Eusebio se había acostumbrado a vivir solo, nunca se casó y ya no le quedaba familia; así que el residir en una ciudad como Zamora que sería su último refugio, le resultaba un grato cobijo porque tenía muchos y buenos amigos con quienes compartir el tiempo.
Sin embargo, su vida cambió de pronto, llego esa época ineludible que es la ancianidad y apareció de improviso con toda su cohorte de síntomas: decadencia manifiesta, dolores musculares, pérdida de visión, apatía, dependencia…. Todo aquello, en fin, que había visto tantas veces en otros y a lo que ahora debía enfrentarse para continuar viviendo. Contrató una mujer que le atendiera en su casa; cuando ya no pudo caminar, pese a resistirse, se vio obligado a utilizar una silla de ruedas para desplazarse; le operaron de la vista, pero la intervención no fue bien y perdió casi por completo la visión de un ojo. Así las cosas, con la tristeza instalada en su alma, se levantaba cada mañana para contemplar aquellos muros de piedra vecinos de Santiago el Burgo aprendiendo cada resquicio, las huellas de cada humedad, cada centímetro de la altura de los contrafuertes; pero, sobre todo, miraba absorto ese pedacito de Santa Clara por donde transcurría la vida sin él.

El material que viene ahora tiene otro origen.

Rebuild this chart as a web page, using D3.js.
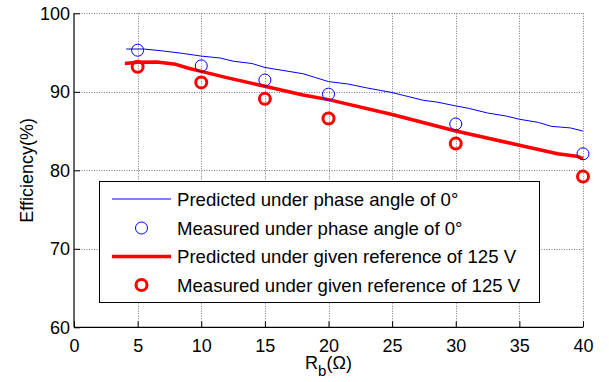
<!DOCTYPE html>
<html>
<head>
<meta charset="utf-8">
<script src="https://cdn.jsdelivr.net/npm/d3@7"></script>
<style>
  body { margin: 0; background: #fff; }
  text { font-family: "Liberation Sans", Arial, sans-serif; fill: #000; }
</style>
</head>
<body>
<svg width="609" height="382"></svg>
<script>
(function(d3) {
  'use strict';

  // Predicted efficiency, phase angle of 0 deg (thin blue line)
  const predBlueX = [4.1, 5.5, 7, 8.5, 10, 11.5, 12.5, 14, 15, 16.5, 18, 19, 20, 21.5, 23, 24,
    25, 26, 27.5, 28.5, 30, 31, 32.5, 34, 35, 36.5, 37.5, 39, 40];
  const predBlueY = [95.45, 95.45, 95.2, 94.9, 94.55, 94.3, 93.9, 93.6, 93.1, 92.7, 92.3, 91.8, 91.3,
    91.0, 90.5, 90.2, 89.9, 89.5, 88.9, 88.7, 88.2, 87.9, 87.3, 86.9, 86.5, 86.1, 85.6, 85.4, 85.0];

  // Predicted efficiency, given reference of 125 V (thick red line)
  const predRedX = [4, 5, 6.5, 8, 9, 10, 12, 15, 18, 20, 25, 30, 35, 38, 39.5, 40];
  const predRedY = [93.6, 93.75, 93.8, 93.5, 93.0, 92.6, 91.8, 90.7, 89.6, 89.0, 87.1, 85.0, 83.2,
    82.1, 81.8, 81.5];

  // Measured points
  const measX = [5, 10, 15, 20, 30, 40];
  const measBlue = [95.3, 93.3, 91.5, 89.7, 85.9, 82.1];
  const measRed = [93.2, 91.2, 89.1, 86.6, 83.4, 79.2];

  const xTicks = [0, 5, 10, 15, 20, 25, 30, 35, 40];
  const yTicks = [60, 70, 80, 90, 100];

  const legendLabels = [
    'Predicted under phase angle of 0°',
    'Measured under phase angle of 0°',
    'Predicted under given reference of 125 V',
    'Measured under given reference of 125 V',
  ];

  const svg = d3.select('svg');
  const plot = {left: 74, right: 583, top: 13.3, bottom: 327.3};

  const xScale = d3.scaleLinear().domain([0, 40]).range([plot.left, plot.right]);
  const yScale = d3.scaleLinear().domain([60, 100]).range([plot.bottom, plot.top]);

  // dotted grid
  const grid = svg.append('g')
      .attr('stroke', '#777')
      .attr('stroke-width', 1)
      .attr('stroke-dasharray', '1,1.5');
  grid.selectAll('line.gx').data(xTicks.slice(1)).enter().append('line')
      .attr('x1', (d) => Math.round(xScale(d)) + 0.5)
      .attr('x2', (d) => Math.round(xScale(d)) + 0.5)
      .attr('y1', plot.top)
      .attr('y2', plot.bottom);
  grid.selectAll('line.gy').data(yTicks.slice(1)).enter().append('line')
      .attr('y1', (d) => Math.round(yScale(d)) + 0.5)
      .attr('y2', (d) => Math.round(yScale(d)) + 0.5)
      .attr('x1', plot.left)
      .attr('x2', plot.right);

  // axes, ticks pointing inward
  const xAxis = d3.axisBottom(xScale).tickValues(xTicks).tickSize(-6).tickPadding(11.5);
  const yAxis = d3.axisLeft(yScale).tickValues(yTicks).tickSize(-6).tickPadding(4);

  const xAxisG = svg.append('g')
      .attr('transform', `translate(0,${plot.bottom})`)
      .call(xAxis);
  const yAxisG = svg.append('g')
      .attr('transform', `translate(${plot.left},0)`)
      .call(yAxis);
  [xAxisG, yAxisG].forEach(function(g) {
    g.select('.domain').attr('stroke', '#000').attr('stroke-width', 1.2);
    g.selectAll('.tick line').attr('stroke', '#000');
    g.selectAll('.tick text').attr('font-size', 18).attr('fill', '#000')
        .attr('font-family', '"Liberation Sans", Arial, sans-serif');
  });
  xAxisG.select('.domain').attr('d', `M${plot.left},0H${plot.right}`);
  yAxisG.select('.domain').attr('d', `M0,${plot.bottom}V${plot.top}`);

  // lines
  const line = d3.line()
      .x((d) => xScale(d[0]))
      .y((d) => yScale(d[1]));

  svg.append('path')
      .datum(d3.zip(predBlueX, predBlueY))
      .attr('fill', 'none')
      .attr('stroke', '#0000ff')
      .attr('stroke-width', 1)
      .attr('d', line);

  svg.append('path')
      .datum(d3.zip(predRedX, predRedY))
      .attr('fill', 'none')
      .attr('stroke', '#ff0000')
      .attr('stroke-width', 3.5)
      .attr('stroke-linejoin', 'round')
      .attr('d', line);

  // measured markers
  svg.append('g').selectAll('circle').data(d3.zip(measX, measBlue)).enter().append('circle')
      .attr('cx', (d) => xScale(d[0]))
      .attr('cy', (d) => yScale(d[1]))
      .attr('r', 6)
      .attr('fill', 'none')
      .attr('stroke', '#0000ff')
      .attr('stroke-width', 1);

  svg.append('g').selectAll('circle').data(d3.zip(measX, measRed)).enter().append('circle')
      .attr('cx', (d) => xScale(d[0]))
      .attr('cy', (d) => yScale(d[1]))
      .attr('r', 5.5)
      .attr('fill', 'none')
      .attr('stroke', '#ff0000')
      .attr('stroke-width', 3);

  // legend
  const legend = svg.append('g');
  legend.append('rect')
      .attr('x', 99.5).attr('y', 181.5)
      .attr('width', 440).attr('height', 121)
      .attr('fill', '#fff')
      .attr('stroke', '#000')
      .attr('stroke-width', 1);

  const rowY = [199, 228, 256.5, 285];
  const rows = legend.selectAll('g.row').data(legendLabels).enter().append('g')
      .attr('transform', (d, i) => `translate(0,${rowY[i]})`);
  rows.append('text')
      .attr('x', 177)
      .attr('y', 6.5)
      .attr('font-size', 18.6)
      .text((d) => d);
  rows.each(function(d, i) {
    const r = d3.select(this);
    if (i === 0 || i === 2) {
      r.append('line')
          .attr('x1', 112).attr('x2', 171)
          .attr('stroke', i === 0 ? '#0000ff' : '#ff0000')
          .attr('stroke-width', i === 0 ? 1 : 3.5);
    } else {
      r.append('circle')
          .attr('cx', 141.5).attr('r', i === 1 ? 6 : 5.5)
          .attr('fill', 'none')
          .attr('stroke', i === 1 ? '#0000ff' : '#ff0000')
          .attr('stroke-width', i === 1 ? 1 : 3);
    }
  });

  // axis titles
  svg.append('text')
      .attr('transform', `translate(33,${(plot.top + plot.bottom) / 2}) rotate(-90)`)
      .attr('text-anchor', 'middle')
      .attr('font-size', 18)
      .text('Efficiency(%)');

  const xTitle = svg.append('text')
      .attr('x', (plot.left + plot.right) / 2)
      .attr('y', 369)
      .attr('text-anchor', 'middle')
      .attr('font-size', 18);
  xTitle.append('tspan').text('R');
  xTitle.append('tspan').attr('dy', 7).attr('font-size', 15).text('b');
  xTitle.append('tspan').attr('dy', -7).text('(Ω)');
}(d3));
</script>
</body>
</html>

Poco a poco el declive físico le impedía vivir solo. Los amigos acudían a verle y cambiaban el Casino por la tertulia en su casa. Aquello duró un tiempo, pero cuando llegó el invierno Eusebio fue consciente de que debía tomar una decisión. Su malestar hizo mella acometiéndole dolores que ya no controlaba y no era suficiente la ayuda de aquella buena mujer que se esmeraba por cuidarle día y noche.
Al cabo de unos días vendió el piso y entró en una residencia. Era la mejor decisión, aunque no la más grata para él. Al principio sus viejos amigos continuaron visitándole, pero poco a poco, dejaron de hacerlo porque ellos también empezaban a sufrir los síntomas de la edad. Conoció a algunos internos con quienes estableció una rutina de charla y compañía en los lugares comunes de la residencia destinados al ocio.
Una tarde, Eusebio no se levantó de su siesta y permaneció plácidamente dormido, con sus manos aferradas a unas fotografías en las que se veía la trasera de una iglesia y un gran edificio al fondo desde un ángulo de una ventana.